Cette année marque le cinquantième anniversaire de la publication d’un article scientifique de Milton Friedman qui encore de nos jours dicte les choix de politique économique au plan global. Il s’agit d’un article sur le rôle de la politique monétaire au niveau macroéconomique. Selon Friedman, la banque centrale doit se concentrer sur l’objectif d’assurer la stabilité des prix à la consommation sans vouloir agir sur le taux de chômage, parce que, à son dire, la politique monétaire n’est pas en mesure d’influencer les grandeurs réelles (à long terme). Il n’y aurait donc pas de relation inverse entre l’augmentation des prix et le taux de chômage, qui avait été mise en lumière par William Phillips il y a soixante ans.

L’article de Friedman a avalisé l’idée qu’il existe un «taux de chômage naturel». Ce taux serait par conséquent impossible à réduire par des politiques économiques agissant sur la demande de biens et services. L’augmentation de la masse monétaire par des politiques expansives ne ferait dès lors qu’augmenter les prix à la consommation selon Friedman. Il faudrait plutôt agir du côté de l’offre, par des réformes structurelles sur le marché du travail, afin de réduire le coût unitaire de production – qui est devenu désormais le seul critère pour évaluer la «compétitivité» d’une entreprise et celle de l’ensemble de l’économie.

En fait, déjà Friedman expliquait dans son article de 1968 que «[m]alheureusement, nous n’avons pas encore mis au point une méthode permettant d’estimer avec précision et rapidité le taux de chômage naturel». Cependant, comme cela arrive souvent dans les «sciences économiques», bien des chercheurs ignorent ce qui contredit leur idée (et l’idéologie sous-jacente), afin de proposer des solutions parascientifiques qui satisfont davantage leurs intérêts personnels que ceux de la société dans son ensemble.
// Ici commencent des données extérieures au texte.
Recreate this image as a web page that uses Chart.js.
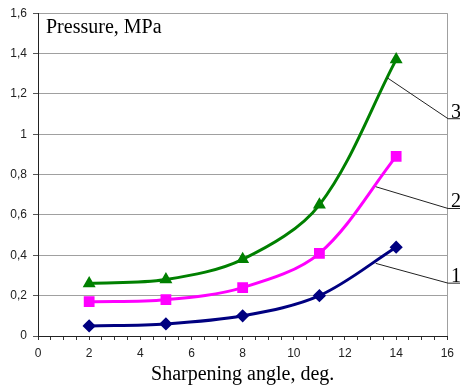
<!DOCTYPE html>
<html><head><meta charset="utf-8">
<script src="https://cdn.jsdelivr.net/npm/chart.js@4/dist/chart.umd.min.js"></script>
<style>html,body{margin:0;padding:0;background:#fff}#w{width:460px;height:386px}</style>
</head><body><div id="w"><canvas id="c" width="460" height="386"></canvas></div>
<script>
const angles = [2, 5, 8, 11, 14];
const series1 = [0.05, 0.06, 0.10, 0.20, 0.44];
const series2 = [0.17, 0.18, 0.24, 0.41, 0.89];
const series3 = [0.26, 0.28, 0.38, 0.65, 1.37];
const curveLabels = ['1', '2', '3'];
const leaderFromX = [13.2, 13.2, 13.65];
const leaderFromY = [0.36, 0.74, 1.28];
const leaderToX = [16.03, 16.03, 16.03];
const leaderToY = [0.262, 0.632, 1.077];
const xTickValues = [0, 2, 4, 6, 8, 10, 12, 14, 16];
const yTickLabels = {0:'0', 0.2:'0,2', 0.4:'0,4', 0.6:'0,6', 0.8:'0,8', 1:'1', 1.2:'1,2', 1.4:'1,4', 1.6:'1,6'};
const yTitle = 'Pressure, MPa';
const xTitle = 'Sharpening angle, deg.';

function pts(ys){ return angles.map((x,i)=>({x, y: ys[i]})); }

const annot = {
  id: 'annot',
  afterDraw(chart){
    const {ctx, scales:{x, y}, chartArea} = chart;
    ctx.save();
    ctx.fillStyle = '#000';
    ctx.font = '20px "Liberation Serif", "Times New Roman", serif';
    ctx.textBaseline = 'middle';
    ctx.fillText(yTitle, chartArea.left + 8, chartArea.top + 15);
    ctx.strokeStyle = '#222';
    ctx.lineWidth = 1;
    for (let i = 0; i < curveLabels.length; i++) {
      const x0 = x.getPixelForValue(leaderFromX[i]), y0 = y.getPixelForValue(leaderFromY[i]);
      const x1 = x.getPixelForValue(leaderToX[i]), y1 = y.getPixelForValue(leaderToY[i]);
      ctx.beginPath();
      ctx.moveTo(x0, y0); ctx.lineTo(x1, y1); ctx.lineTo(x1 + 14, y1);
      ctx.stroke();
      ctx.textBaseline = 'alphabetic';
      ctx.fillText(curveLabels[i], x1 + 3, y1 - 1);
    }
    ctx.restore();
  }
};

new Chart(document.getElementById('c'), {
  type: 'line',
  data: {
    datasets: [
      {data: pts(series1), borderColor: '#000080', backgroundColor: '#000080', pointStyle: 'rectRot', pointRadius: 4.5, borderWidth: 3, tension: 0.33},
      {data: pts(series2), borderColor: '#ff00ff', backgroundColor: '#ff00ff', pointStyle: 'rect', pointRadius: 5.5, borderWidth: 3, tension: 0.33},
      {data: pts(series3), borderColor: '#008000', backgroundColor: '#008000', pointStyle: 'triangle', pointRadius: 4.5, borderWidth: 3, tension: 0.33}
    ]
  },
  options: {
    responsive: false, animation: false,
    layout: {padding: {top: 12, right: 12, left: 0, bottom: 0}},
    plugins: {legend: {display: false}, tooltip: {enabled: false}},
    elements: {point: {borderWidth: 1}},
    scales: {
      x: {
        type: 'linear', min: 0, max: 16,
        afterFit(s){ s.height = 50; },
        afterBuildTicks(s){
          const t = []; for (let v = 0; v <= 16; v += 0.5) t.push({value: v}); s.ticks = t;
        },
        ticks: {
          autoSkip: false, maxRotation: 0, padding: 6,
          color: '#222', font: {family: 'Liberation Sans, Arial, sans-serif', size: 12},
          callback: (v) => xTickValues.includes(v) ? String(v) : ''
        },
        grid: {
          drawOnChartArea: true,
          color: (c) => (c.tick && c.tick.value === 16) ? '#a0a0a0' : 'rgba(0,0,0,0)',
          tickColor: '#333', tickLength: 4, lineWidth: 1
        },
        border: {display: true, color: '#222', width: 1},
        title: {display: true, text: xTitle, color: '#000', padding: {top: 0, bottom: 0},
          font: {family: 'Liberation Serif, Times New Roman, serif', size: 20, lineHeight: 1.1}}
      },
      y: {
        min: 0, max: 1.6,
        afterFit(s){ s.width = 38; },
        ticks: {
          stepSize: 0.2, padding: 6, color: '#222',
          font: {family: 'Liberation Sans, Arial, sans-serif', size: 12},
          callback: (v) => { const k = Math.round(v*10)/10; return yTickLabels[k] !== undefined ? yTickLabels[k] : ''; }
        },
        grid: {color: '#a0a0a0', tickColor: '#555', tickLength: 5, lineWidth: 1},
        border: {display: true, color: '#222', width: 1}
      }
    }
  },
  plugins: [annot]
});
</script></body></html>
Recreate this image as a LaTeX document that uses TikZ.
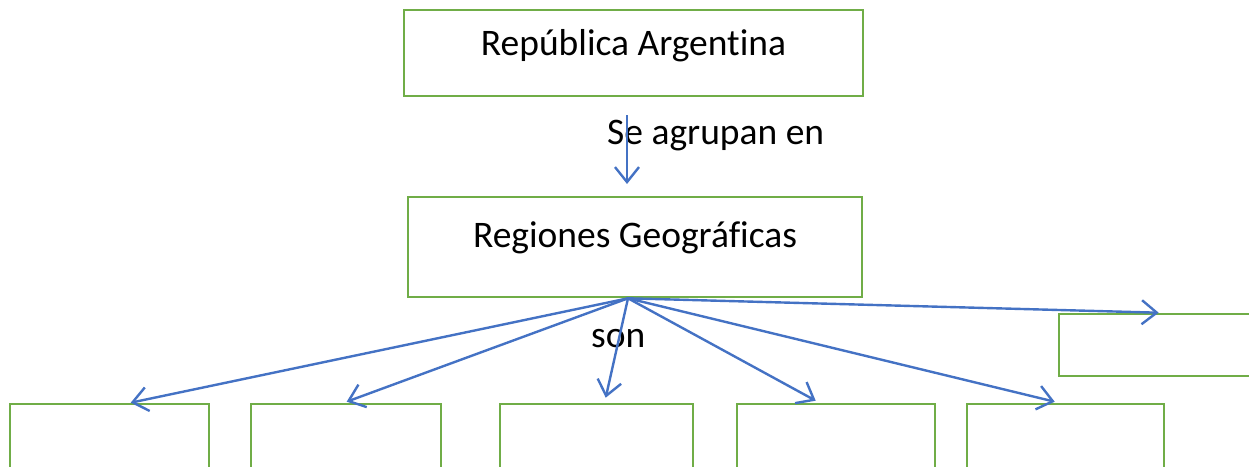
\documentclass[tikz,border=0pt]{standalone}
\usepackage{fontspec}
\setmainfont{Carlito}[Ligatures=CommonOff]
\usetikzlibrary{arrows.meta,calc}
\definecolor{boxgreen}{HTML}{70AD47}
\definecolor{arrowblue}{HTML}{4472C4}
\begin{document}
\begin{tikzpicture}[x=1pt,y=-1pt,
  box/.style={draw=boxgreen, line width=2.6pt, rectangle, inner sep=0pt, fill=none},
  conn/.style={draw=arrowblue, line width=2.4pt, -{Straight Barb[length=15pt,width=24pt,line width=2.4pt]}},
  big/.style={font=\fontsize{37.5}{42}\selectfont},
  txt/.style={big, inner sep=0pt, anchor=base west}]
\useasboundingbox (0,0) rectangle (1249,466);
\clip (0,0) rectangle (1249,466);
% top boxes
\node[box, big, minimum width=459pt, minimum height=86pt, text height=45pt, text depth=41pt] (A) at (633.5,53) {República Argentina};
\node[box, big, minimum width=454pt, minimum height=100pt, text height=50pt, text depth=50pt] (B) at (635,247) {Regiones Geográficas};
% bottom boxes
\node[box, minimum width=199pt, minimum height=76pt] (b1) at (109.5,442) {};
\node[box, minimum width=190pt, minimum height=76pt] (b2) at (346,442) {};
\node[box, minimum width=193pt, minimum height=76pt] (b3) at (596.5,442) {};
\node[box, minimum width=198pt, minimum height=76pt] (b4) at (836,442) {};
\node[box, minimum width=197pt, minimum height=76pt] (b5) at (1065.5,442) {};
\node[box, minimum width=203pt, minimum height=62pt] (r) at (1160.5,345) {};
% labels
\node[txt] (lab1) at (607,144) {Se agrupan en};
\node[txt] (lab2) at (591,347) {son};
% connectors
\coordinate (s1) at (627,115);
\coordinate (e1) at (627,184);
\draw[conn] (s1) -- (e1);
\coordinate (src) at ([xshift=-7pt]B.south);
\draw[conn] (src) -- ([xshift=122pt]b1.north west);
\draw[conn] (src) -- ([xshift=97pt,yshift=1pt]b2.north west);
\draw[conn] (src) -- ([xshift=107pt,yshift=5pt]b3.north west);
\draw[conn] (src) -- ([xshift=80pt,yshift=2pt]b4.north west);
\draw[conn] (src) -- ([xshift=89pt,yshift=1pt]b5.north west);
\draw[conn] (src) -- ([xshift=101pt]r.north west);
\end{tikzpicture}
\end{document}
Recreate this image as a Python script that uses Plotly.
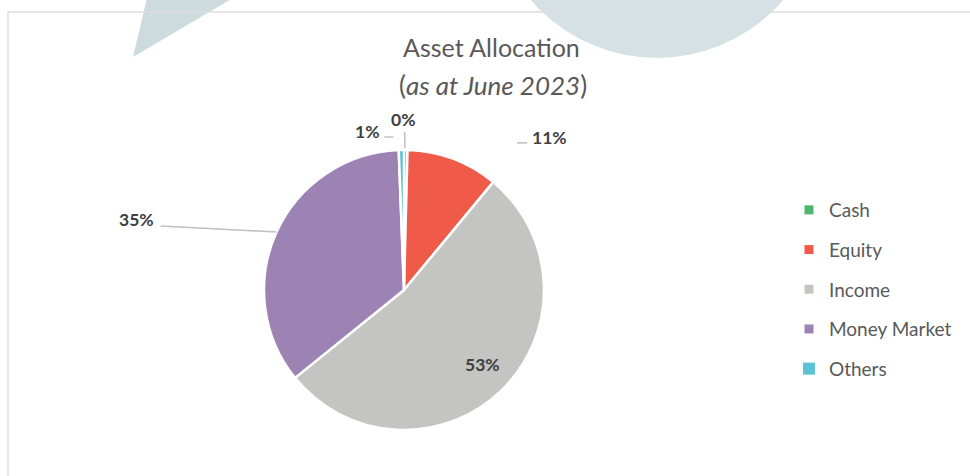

Il en va ainsi, par exemple, sur le plan de la politique monétaire: aux États-Unis, encore récemment, le gouverneur de la banque centrale affirmait dans un discours officiel qu’«il est important d’essayer d’estimer le taux de chômage [naturel] qui équivaut au niveau d’emploi maximum, car lorsqu’on est constamment en dessous de ce taux, l’inflation augmente».

Le même raisonnement est appliqué à la politique budgétaire: l’État ne doit pas dépenser au-delà des ressources fiscales disponibles, parce que l’endettement public ne comporte aucun bienfait pour l’ensemble de l’économie, même lorsque celle-ci est en difficulté suite par exemple à une crise financière globale.

Cette vision idéologique est profondément ancrée dans la pensée de Milton Friedman et ses disciples continuent de croire au «taux de chômage naturel», utilisant cette croyance aveugle pour empêcher toute relance économique dans le sillage des politiques keynésiennes à l’origine des «Trente glorieuses» années qui suivirent la fin de la Deuxième guerre mondiale.

Pour sortir de la crise, il est nécessaire de changer de perspective et de songer au bien commun.

Sergio Rossi

Sergio Rossi est professeur ordinaire à l’Université de Fribourg, où il dirige la Chaire de macroéconomie et d’économie monétaire, et Senior Research Associate à l’International Economic Policy Institute de la Laurentian University au Canada.

Une réponse à “L’illusion du «taux de chômage naturel»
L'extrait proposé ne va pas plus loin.